The current limit is £255,000 (2010/2011 tax year). This is known as the Annual Allowance. To contribute to this level, you need commensurate earnings.
£30,000 is the maximum contribution set out over the past year or so, yet it now appears that something in the region of £40,000 will eventually be settled upon.
Thats still a big drop in higher-rate tax relief, potentially affecting those with seasonal earnings or those with income that cannot be guaranteed and is prone to fluctuations.
A good example of this is the Self-employed. Whereas a Limited Company owner can make contributions based on their salary, the Self-employed make their contributions based on profits which could be substantially different (lower).
So, if a person cannot make regular contributions with any certainty relying on lump-sum contributions when available this could hurt.

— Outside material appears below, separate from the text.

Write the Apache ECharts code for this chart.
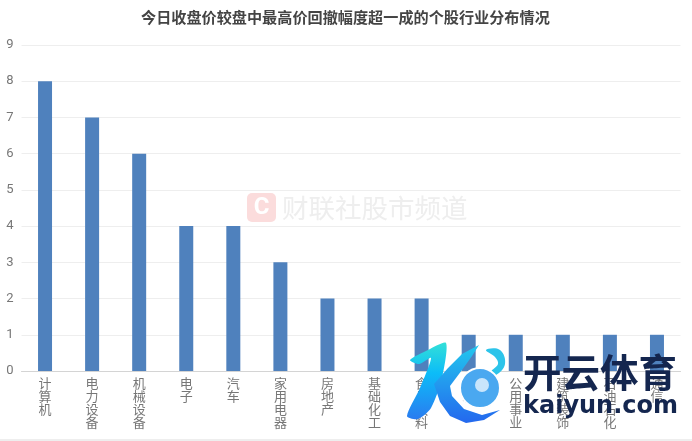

For example (using a £40,000 contribution ceiling), a person contributing £2,500 gross per month would see £60,000 enter their Pension in 2 years, whereas a person who had a reasonably barren year followed by a far better earnings year could only contribute £40,000 in year 2. Simplistic, but illustrative of the problems arising from such a drastic reduction in the Annual Allowance for those with varying income year on year.
Of course, the Treasury are lessening the maximum contribution levels to reduce the amount of higher-rate tax relief claimed, and thus increase the tax revenue via the 40% charge levied on those who still decide to contribute more than the Annual Allowance.
Surely there could be a work-around to this, not penalising the retirement aspirations and options of those small business owners striving for success, yet experiencing good and bad earnings years?